De Correspondent is cited as a Dutch example of successful crowdfunding. It appeals to subscribers as an online deep-journalism hub, free of advertising and its inhibitions. With 40,000 subscribers paying around $100 Canadian a year, this model offers promise for local news. If just 40,000 “news poor” citizens in, say, Brampton, were willing to pay just $10 a year, that could buy them a lot of quality local journalism, delivered via cheap, existing social media infrastructure. There’s no reason a YouTube channel couldn’t function as a local video news station.
ProPublica is an American online journalism site that utilizes a philanthropic model for funding. Registered as a non-profit, ProPublica does impressive investigative and advocacy work and has a long list of awards to its name. Canadian web publications that aspire to this kind of journalism and success include British Columbia’s leftist Tyee Solutions Society and The Walrus (which also sells print subscriptions).
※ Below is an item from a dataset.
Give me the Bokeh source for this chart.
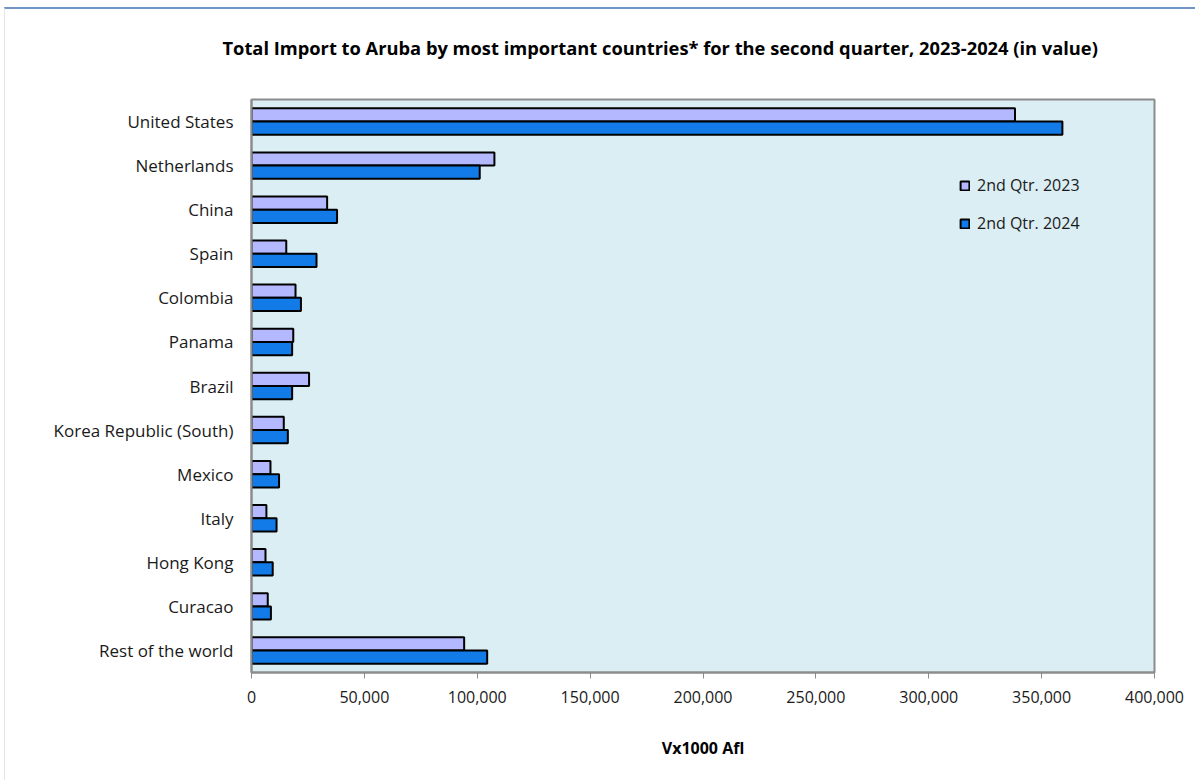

Among the policy recommendations now percolating in Canada are more generous tax credits for donors to publications, and looser content rules for those publications that would allow them to be more partisan and political than is allowed under current charitable regulations. The objection, of course, is that taxpayers should not have to directly or indirectly subsidize journalism they don’t like. Still, if the playing field were level, and the alternative is the end of Canadians telling their local and national stories to each other, the political will might be found to tweak the rules.
Funding high-quality journalism for local communities is going to require much more dynamic and varied funding models than those which prevailed in the 20th century. The flexibility, utility, immediacy and engagement of social media trumps all other traditional competitors, but the medium is not especially friendly to local news, issues and events. Successfully marketing the journalistic context that Mike McCourt declared essential all those years back will only come with more journalistic enterprise and imagination than Canadians have been provided by their traditional media in quite some time.